Beneath this task is a listing; retype all of it exactly.

_Collected material:_
* * * * * * *

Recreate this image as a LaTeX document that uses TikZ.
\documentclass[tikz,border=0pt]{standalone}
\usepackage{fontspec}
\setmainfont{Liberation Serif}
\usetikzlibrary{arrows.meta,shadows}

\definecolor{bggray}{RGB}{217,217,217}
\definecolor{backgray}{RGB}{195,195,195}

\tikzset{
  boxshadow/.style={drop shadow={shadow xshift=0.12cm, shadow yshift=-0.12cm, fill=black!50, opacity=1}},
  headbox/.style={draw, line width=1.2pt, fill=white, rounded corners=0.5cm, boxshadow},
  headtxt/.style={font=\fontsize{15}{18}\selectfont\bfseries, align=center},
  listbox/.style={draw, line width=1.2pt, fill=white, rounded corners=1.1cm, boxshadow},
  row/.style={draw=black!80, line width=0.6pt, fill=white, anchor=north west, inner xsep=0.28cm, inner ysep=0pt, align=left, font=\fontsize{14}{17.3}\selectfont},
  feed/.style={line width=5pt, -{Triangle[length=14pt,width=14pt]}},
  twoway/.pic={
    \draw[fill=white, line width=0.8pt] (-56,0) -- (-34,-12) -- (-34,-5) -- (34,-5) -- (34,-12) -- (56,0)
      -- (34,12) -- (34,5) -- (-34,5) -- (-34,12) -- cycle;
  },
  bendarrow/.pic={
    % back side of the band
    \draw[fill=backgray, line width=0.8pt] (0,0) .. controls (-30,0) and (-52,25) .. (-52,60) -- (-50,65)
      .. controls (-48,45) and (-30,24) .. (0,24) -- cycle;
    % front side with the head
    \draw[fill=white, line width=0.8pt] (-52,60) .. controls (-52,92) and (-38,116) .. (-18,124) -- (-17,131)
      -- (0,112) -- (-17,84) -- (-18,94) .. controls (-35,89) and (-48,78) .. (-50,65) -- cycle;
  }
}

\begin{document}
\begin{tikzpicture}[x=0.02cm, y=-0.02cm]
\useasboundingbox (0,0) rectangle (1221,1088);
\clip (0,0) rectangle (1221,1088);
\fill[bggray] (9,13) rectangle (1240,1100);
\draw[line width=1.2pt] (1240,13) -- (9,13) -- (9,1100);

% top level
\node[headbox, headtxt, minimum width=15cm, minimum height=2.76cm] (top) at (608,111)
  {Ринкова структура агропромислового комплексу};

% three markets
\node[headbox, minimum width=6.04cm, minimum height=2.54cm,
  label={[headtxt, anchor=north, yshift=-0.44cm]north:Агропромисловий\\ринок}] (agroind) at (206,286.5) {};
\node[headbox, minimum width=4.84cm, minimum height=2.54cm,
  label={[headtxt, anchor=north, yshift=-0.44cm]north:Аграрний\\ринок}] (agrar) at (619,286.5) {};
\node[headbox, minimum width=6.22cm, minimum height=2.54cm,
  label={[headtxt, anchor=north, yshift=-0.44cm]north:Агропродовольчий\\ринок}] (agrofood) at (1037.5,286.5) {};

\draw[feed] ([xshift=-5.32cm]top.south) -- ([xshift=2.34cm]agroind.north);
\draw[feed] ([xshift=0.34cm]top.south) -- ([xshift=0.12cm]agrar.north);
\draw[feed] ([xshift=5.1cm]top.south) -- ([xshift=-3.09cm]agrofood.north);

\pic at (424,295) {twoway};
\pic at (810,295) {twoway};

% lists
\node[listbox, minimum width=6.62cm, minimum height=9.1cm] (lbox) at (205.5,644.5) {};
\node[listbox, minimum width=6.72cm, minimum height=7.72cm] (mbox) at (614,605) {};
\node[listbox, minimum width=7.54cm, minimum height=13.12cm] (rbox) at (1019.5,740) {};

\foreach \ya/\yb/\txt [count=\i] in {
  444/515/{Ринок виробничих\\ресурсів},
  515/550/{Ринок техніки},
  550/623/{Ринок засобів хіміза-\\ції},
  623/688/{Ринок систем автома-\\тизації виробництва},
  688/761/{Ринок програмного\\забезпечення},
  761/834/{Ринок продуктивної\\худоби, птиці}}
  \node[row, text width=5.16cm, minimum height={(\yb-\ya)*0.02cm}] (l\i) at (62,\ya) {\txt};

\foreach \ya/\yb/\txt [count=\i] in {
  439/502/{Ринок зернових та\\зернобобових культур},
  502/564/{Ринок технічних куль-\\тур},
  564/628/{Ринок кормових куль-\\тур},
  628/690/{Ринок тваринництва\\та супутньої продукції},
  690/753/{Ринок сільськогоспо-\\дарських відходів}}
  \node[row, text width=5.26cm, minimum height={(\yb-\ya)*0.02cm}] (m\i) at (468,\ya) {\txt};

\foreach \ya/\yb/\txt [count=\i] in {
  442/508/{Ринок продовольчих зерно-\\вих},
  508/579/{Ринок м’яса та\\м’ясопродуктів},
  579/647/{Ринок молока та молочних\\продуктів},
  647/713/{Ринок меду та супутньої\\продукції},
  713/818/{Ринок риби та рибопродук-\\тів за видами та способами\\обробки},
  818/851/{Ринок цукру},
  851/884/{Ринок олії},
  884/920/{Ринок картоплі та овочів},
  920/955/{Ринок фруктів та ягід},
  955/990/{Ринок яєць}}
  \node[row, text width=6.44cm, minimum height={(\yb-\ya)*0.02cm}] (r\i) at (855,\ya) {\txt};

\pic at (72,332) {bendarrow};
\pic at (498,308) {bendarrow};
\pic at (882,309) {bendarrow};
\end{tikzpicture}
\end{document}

* * * * * * *

_Final answer:_
Recreate this image as a LaTeX document that uses TikZ.
\documentclass[tikz,border=0pt]{standalone}
\usepackage{fontspec}
\setmainfont{Liberation Serif}
\usetikzlibrary{arrows.meta,shadows}

\definecolor{bggray}{RGB}{217,217,217}
\definecolor{backgray}{RGB}{195,195,195}

\tikzset{
  boxshadow/.style={drop shadow={shadow xshift=0.12cm, shadow yshift=-0.12cm, fill=black!50, opacity=1}},
  headbox/.style={draw, line width=1.2pt, fill=white, rounded corners=0.5cm, boxshadow},
  headtxt/.style={font=\fontsize{15}{18}\selectfont\bfseries, align=center},
  listbox/.style={draw, line width=1.2pt, fill=white, rounded corners=1.1cm, boxshadow},
  row/.style={draw=black!80, line width=0.6pt, fill=white, anchor=north west, inner xsep=0.28cm, inner ysep=0pt, align=left, font=\fontsize{14}{17.3}\selectfont},
  feed/.style={line width=5pt, -{Triangle[length=14pt,width=14pt]}},
  twoway/.pic={
    \draw[fill=white, line width=0.8pt] (-56,0) -- (-34,-12) -- (-34,-5) -- (34,-5) -- (34,-12) -- (56,0)
      -- (34,12) -- (34,5) -- (-34,5) -- (-34,12) -- cycle;
  },
  bendarrow/.pic={
    % back side of the band
    \draw[fill=backgray, line width=0.8pt] (0,0) .. controls (-30,0) and (-52,25) .. (-52,60) -- (-50,65)
      .. controls (-48,45) and (-30,24) .. (0,24) -- cycle;
    % front side with the head
    \draw[fill=white, line width=0.8pt] (-52,60) .. controls (-52,92) and (-38,116) .. (-18,124) -- (-17,131)
      -- (0,112) -- (-17,84) -- (-18,94) .. controls (-35,89) and (-48,78) .. (-50,65) -- cycle;
  }
}

\begin{document}
\begin{tikzpicture}[x=0.02cm, y=-0.02cm]
\useasboundingbox (0,0) rectangle (1221,1088);
\clip (0,0) rectangle (1221,1088);
\fill[bggray] (9,13) rectangle (1240,1100);
\draw[line width=1.2pt] (1240,13) -- (9,13) -- (9,1100);

% top level
\node[headbox, headtxt, minimum width=15cm, minimum height=2.76cm] (top) at (608,111)
  {Ринкова структура агропромислового комплексу};

% three markets
\node[headbox, minimum width=6.04cm, minimum height=2.54cm,
  label={[headtxt, anchor=north, yshift=-0.44cm]north:Агропромисловий\\ринок}] (agroind) at (206,286.5) {};
\node[headbox, minimum width=4.84cm, minimum height=2.54cm,
  label={[headtxt, anchor=north, yshift=-0.44cm]north:Аграрний\\ринок}] (agrar) at (619,286.5) {};
\node[headbox, minimum width=6.22cm, minimum height=2.54cm,
  label={[headtxt, anchor=north, yshift=-0.44cm]north:Агропродовольчий\\ринок}] (agrofood) at (1037.5,286.5) {};

\draw[feed] ([xshift=-5.32cm]top.south) -- ([xshift=2.34cm]agroind.north);
\draw[feed] ([xshift=0.34cm]top.south) -- ([xshift=0.12cm]agrar.north);
\draw[feed] ([xshift=5.1cm]top.south) -- ([xshift=-3.09cm]agrofood.north);

\pic at (424,295) {twoway};
\pic at (810,295) {twoway};

% lists
\node[listbox, minimum width=6.62cm, minimum height=9.1cm] (lbox) at (205.5,644.5) {};
\node[listbox, minimum width=6.72cm, minimum height=7.72cm] (mbox) at (614,605) {};
\node[listbox, minimum width=7.54cm, minimum height=13.12cm] (rbox) at (1019.5,740) {};

\foreach \ya/\yb/\txt [count=\i] in {
  444/515/{Ринок виробничих\\ресурсів},
  515/550/{Ринок техніки},
  550/623/{Ринок засобів хіміза-\\ції},
  623/688/{Ринок систем автома-\\тизації виробництва},
  688/761/{Ринок програмного\\забезпечення},
  761/834/{Ринок продуктивної\\худоби, птиці}}
  \node[row, text width=5.16cm, minimum height={(\yb-\ya)*0.02cm}] (l\i) at (62,\ya) {\txt};

\foreach \ya/\yb/\txt [count=\i] in {
  439/502/{Ринок зернових та\\зернобобових культур},
  502/564/{Ринок технічних куль-\\тур},
  564/628/{Ринок кормових куль-\\тур},
  628/690/{Ринок тваринництва\\та супутньої продукції},
  690/753/{Ринок сільськогоспо-\\дарських відходів}}
  \node[row, text width=5.26cm, minimum height={(\yb-\ya)*0.02cm}] (m\i) at (468,\ya) {\txt};

\foreach \ya/\yb/\txt [count=\i] in {
  442/508/{Ринок продовольчих зерно-\\вих},
  508/579/{Ринок м’яса та\\м’ясопродуктів},
  579/647/{Ринок молока та молочних\\продуктів},
  647/713/{Ринок меду та супутньої\\продукції},
  713/818/{Ринок риби та рибопродук-\\тів за видами та способами\\обробки},
  818/851/{Ринок цукру},
  851/884/{Ринок олії},
  884/920/{Ринок картоплі та овочів},
  920/955/{Ринок фруктів та ягід},
  955/990/{Ринок яєць}}
  \node[row, text width=6.44cm, minimum height={(\yb-\ya)*0.02cm}] (r\i) at (855,\ya) {\txt};

\pic at (72,332) {bendarrow};
\pic at (498,308) {bendarrow};
\pic at (882,309) {bendarrow};
\end{tikzpicture}
\end{document}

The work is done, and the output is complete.